Real time thread (loop):
load control; // acquire
load x; // relaxed
load y; // relaxed
load z; // relaxed

I wonder if in the real time thread this would be true always: x <= y <=z. To check that I wrote this small program:

#define _ENABLE_ATOMIC_ALIGNMENT_FIX 1
#include <atomic>
#include <iostream>
#include <thread>
#include <assert.h>
#include <array>

using namespace std;
constexpr int numTries = 10000;
constexpr int arraySize = 10000;
array<atomic<int>, arraySize> tat;
atomic<int> tsync {0};

void writeArray()
{
    // Stores atomics in reverse order
    for (int j=0; j!=numTries; ++j)
    {
        for (int i=arraySize-1; i>=0; --i)
        {
            tat[i].store(j, memory_order_relaxed);
        }
        tsync.store(0, memory_order_release);
    }
}

void readArray()
{
    // Loads atomics in normal order
    for (int j=0; j!=numTries; ++j)
    {
        bool readFail = false;
        tsync.load(memory_order_acquire);

        int minValue = 0;
        for (int i=0; i!=arraySize; ++i)
        {
            int newValue = tat[i].load(memory_order_relaxed);
            // If it fails, it stops the execution
            if (newValue < minValue)
            {
                readFail = true;
                cout << "fail " << endl;
                break;
            }
            minValue = newValue;
        }

        if (readFail) break;
    }
}


int main()
{
    for (int i=0; i!=arraySize; ++i)
    {
        tat[i].store(0);
    }

    thread b(readArray);
    thread a(writeArray);

    a.join();
    b.join();
}

How it works: There is an array of atomic. One thread stores with relaxed ordering in reverse order and ends storing a control atomic with release ordering.

The other thread loads with acquire ordering that control atomic, then it loads with relaxed that atomic the rest of values of the array. Since the parents mustn't be updates before the children, the newValue should always be equal or greater than the oldValue.

I've executed this program on my computer several times, debug and release, and it doesn't trig the fail. I'm using a normal x64 Intel i7 processor.

So, is it safe to suppose that relaxed stores to multiple atomics do keep the 'modification order' at least when they are being sync with a control atomic and acquire/release?


Solution

  • Sadly, you will learn very little about what the Standard supports by experiment with x86_64, because the x86_64 is so well-behaved. In particular, unless you specify _seq_cst:

    • all reads are effectively _acquire

    • all writes are effectively _release

    unless they cross a cache-line boundary.
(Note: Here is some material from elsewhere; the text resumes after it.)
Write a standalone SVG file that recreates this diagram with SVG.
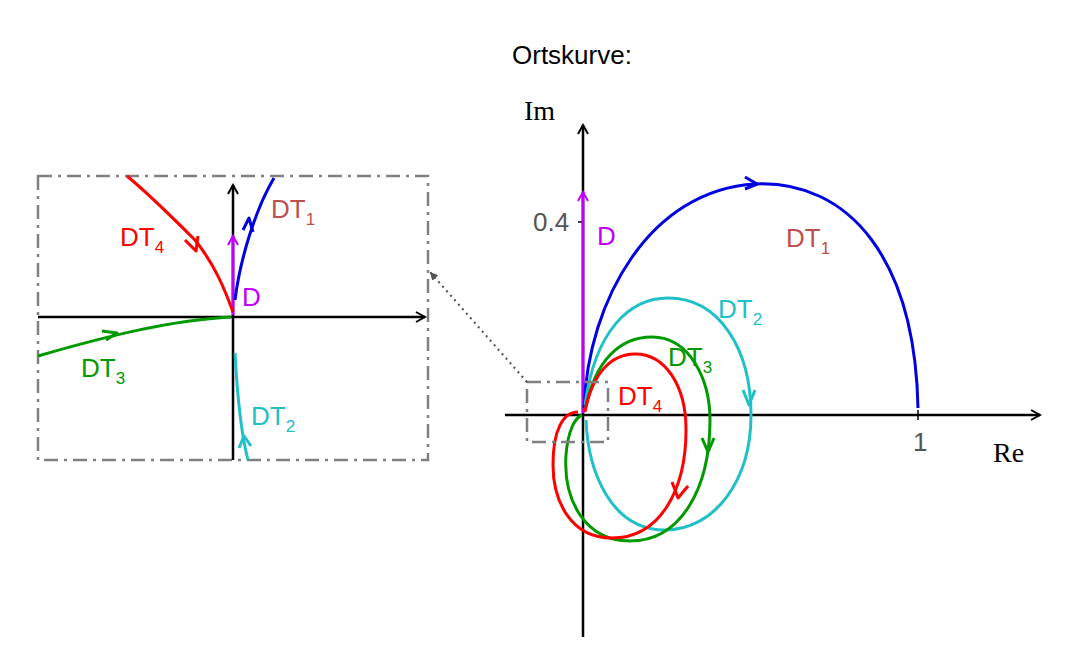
<svg xmlns="http://www.w3.org/2000/svg" width="1066" height="648" viewBox="0 0 1066 648">
<defs>
<marker id="ak" markerWidth="12" markerHeight="12" refX="10" refY="6" orient="auto" markerUnits="userSpaceOnUse"><path d="M1,1 L10,6 L1,11" fill="none" stroke="#000" stroke-width="2"/></marker>
<marker id="am" markerWidth="12" markerHeight="12" refX="10" refY="6" orient="auto" markerUnits="userSpaceOnUse"><path d="M1,1 L10,6 L1,11" fill="none" stroke="#c000ff" stroke-width="2"/></marker>
<marker id="ag" markerWidth="10" markerHeight="10" refX="8" refY="5" orient="auto" markerUnits="userSpaceOnUse"><path d="M0,1 L8,5 L0,9 Z" fill="#555"/></marker>
</defs>
<style>
text{font-family:"Liberation Sans",Arial,sans-serif;font-size:26px}
.ser{font-family:"Liberation Serif","Times New Roman",serif;font-size:28px}
.ax{stroke:#000;stroke-width:2.5;fill:none}
.c{fill:none;stroke-width:3;stroke-linejoin:round}
.b{stroke:#0000e0}.cy{stroke:#20c0c8}.g{stroke:#009900}.r{stroke:#ff0000}.m{stroke:#c000ff}
.box{fill:none;stroke:#808080;stroke-width:2.5;stroke-dasharray:14 6 3 6}
</style>
<rect width="1066" height="648" fill="#fff"/>
<text x="512" y="64">Ortskurve:</text>
<g id="main">
<line class="ax" x1="505" y1="415" x2="1040" y2="415" marker-end="url(#ak)"/>
<line class="ax" x1="583" y1="637" x2="583" y2="125" marker-end="url(#ak)"/>
<line x1="578" y1="222" x2="583" y2="222" stroke="#000" stroke-width="1.5"/>
<line x1="918" y1="410" x2="918" y2="420" stroke="#000" stroke-width="1.5"/>
<text x="533" y="231" fill="#555">0.4</text>
<text x="913" y="451" fill="#555">1</text>
<text class="ser" x="524" y="120">Im</text>
<text class="ser" x="993" y="462">Re</text>
<line class="c m" x1="583" y1="413" x2="583" y2="192" marker-end="url(#am)"/>
<text x="597" y="245" fill="#c000ff">D</text>
<path class="c b" d="M584,408 C588,300 650,190 755,184 C850,180 915,260 918,408"/>
<path class="c b" d="M745,177 L757,184 L745,189"/>
<path class="c cy" d="M585,405 C595,330 630,298 668,298 C720,298 751,350 751,415 C751,480 715,530 665,530 C610,530 588,470 586,420"/>
<path class="c cy" d="M743,390 L749,405 L755,390"/>
<path class="c g" d="M585,410 C595,360 620,337 652,337 C690,337 710,380 710,420 C710,490 680,541 630,541 C585,541 563,500 566,455 C568,430 575,418 582,415"/>
<path class="c g" d="M702,438 L708,452 L714,438"/>
<path class="c r" d="M585,412 C592,375 610,354 635,354 C665,354 686,385 686,430 C686,490 660,538 612,538 C570,538 553,500 553,465 C553,430 563,412 578,412"/>
<path class="c r" d="M672,482 L678,498 L688,486"/>
<text x="786" y="247" fill="#c0504d">DT<tspan font-size="17" dy="7">1</tspan></text>
<text x="718" y="318" fill="#20c0c8">DT<tspan font-size="17" dy="7">2</tspan></text>
<text x="668" y="366" fill="#009900">DT<tspan font-size="17" dy="7">3</tspan></text>
<text x="618" y="405" fill="#ff0000">DT<tspan font-size="17" dy="7">4</tspan></text>
<rect class="box" x="527" y="382" width="81" height="60"/>
<line x1="527" y1="382" x2="430" y2="272" stroke="#555" stroke-width="2" stroke-dasharray="2 4" marker-end="url(#ag)"/>
</g>
<g id="inset">
<rect class="box" x="38" y="176" width="390" height="284"/>
<line class="ax" x1="38" y1="317" x2="425" y2="317" marker-end="url(#ak)"/>
<line class="ax" x1="233" y1="460" x2="233" y2="185" marker-end="url(#ak)"/>
<line class="c m" x1="233" y1="315" x2="233" y2="236" marker-end="url(#am)"/>
<text x="242" y="306" fill="#c000ff">D</text>
<path class="c b" d="M235,300 C240,260 255,210 274,178"/>
<path class="c b" d="M243,230 L249,218 L253,232"/>
<path class="c r" d="M233,312 C225,290 215,265 195,240 C170,215 150,195 127,176"/>
<path class="c r" d="M185,240 L196,251 L198,236"/>
<path class="c g" d="M38,356 C100,338 170,320 231,317"/>
<path class="c g" d="M102,331 L117,333 L106,340"/>
<path class="c cy" d="M235,353 C237,390 240,430 248,460"/>
<path class="c cy" d="M239,448 L244,436 L251,446"/>
<text x="271" y="218" fill="#c0504d">DT<tspan font-size="17" dy="7">1</tspan></text>
<text x="251" y="425" fill="#20c0c8">DT<tspan font-size="17" dy="7">2</tspan></text>
<text x="81" y="377" fill="#009900">DT<tspan font-size="17" dy="7">3</tspan></text>
<text x="120" y="246" fill="#ff0000">DT<tspan font-size="17" dy="7">4</tspan></text>
</g>
</svg>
And:

    • all read-modify-write are effectively seq_cst

    Except that the compiler is (also) allowed to re-order _relaxed operations.

    You mention using _relaxed fetch_or... and if I understand correctly, you may be disappointed to learn that is no less expensive than seq_cst, and requires a LOCK prefixed instruction, carrying the full overhead of that.


    But, yes _relaxed atomic operations are indistinguishable from ordinary operations as far as ordering is concerned. So yes, they may be reordered wrt to other _relaxed atomic operations as well as not-atomic ones -- by the compiler and/or the machine. [Though, as noted, on x86_64, not by the machine.]

    And, yes where a release operation in thread X synchronizes-with an acquire operation in thread Y, all writes in thread X which are sequenced-before the release will have happened-before the acquire in thread Y. So the release operation is a signal that all writes which precede it in X are "complete", and when the acquire operation sees that signal Y knows it has synchronized and can read what was written by X (up to the release).

    Now, the key thing to understand here is that simply doing a store _release is not enough, the value which is stored must be an unambiguous signal to the load _acquire that the store has happened. For otherwise, how can the load tell ?

    Generally a _release/_acquire pair like this are used to synchronize access to some collection of data. Once that data is "ready", a store _release signals that. Any load _acquire which sees the signal (or all loads _acquire which see the signal) know that the data is "ready" and they can read it. Of course, any writes to the data which come after the store _release may (depending on timing) also be seen by the load(s) _acquire. What I am trying to say here, is that another signal may be required if there are to be further changes to the data.

    Your little test program:

    1. initialises tsync to 0

    2. in the writer: after all the tat[i].store(j, memory_order_relaxed), does tsync.store(0, memory_order_release)

      so the value of tsync does not change !

    3. in the reader: does tsync.load(memory_order_acquire) before doing tat[i].load(memory_order_relaxed)

      and ignores the value read from tsync

    I am here to tell you that the _release/_acquire pairs are not synchronizing -- all these stores/load may as well be _relaxed. [I think your test will "pass" if the the writer manages to stay ahead of the reader. Because on x86-64 all writes are done in instruction order, as are all reads.]

    For this to be a test of _release/_acquire semantics, I suggest:

    1. initialises tsync to 0 and tat[] to all zero.

    2. in the writer: run j = 1..numTries

      after all the tat[i].store(j, memory_order_relaxed), write tsync.store(j, memory_order_release)

      this signals that the pass is complete, and that all tat[] is now j.

    3. in the reader: do j = tsync.load(memory_order_acquire)

      a pass across tat[] should find j <= tat[i].load(memory_order_relaxed)

      and after the pass, j == numTries signals that the writer has finished.

    where the signal sent by the writer is that it has just completed writing j, and will continue with j+1, unless j == numTries. But this does not guarantee the order in which tat[] are written.

    If what you wanted was for the writer to stop after each pass, and wait for the reader to see it and signal same -- then you need another signal and you need the threads to wait for their respective "you may proceed" signal.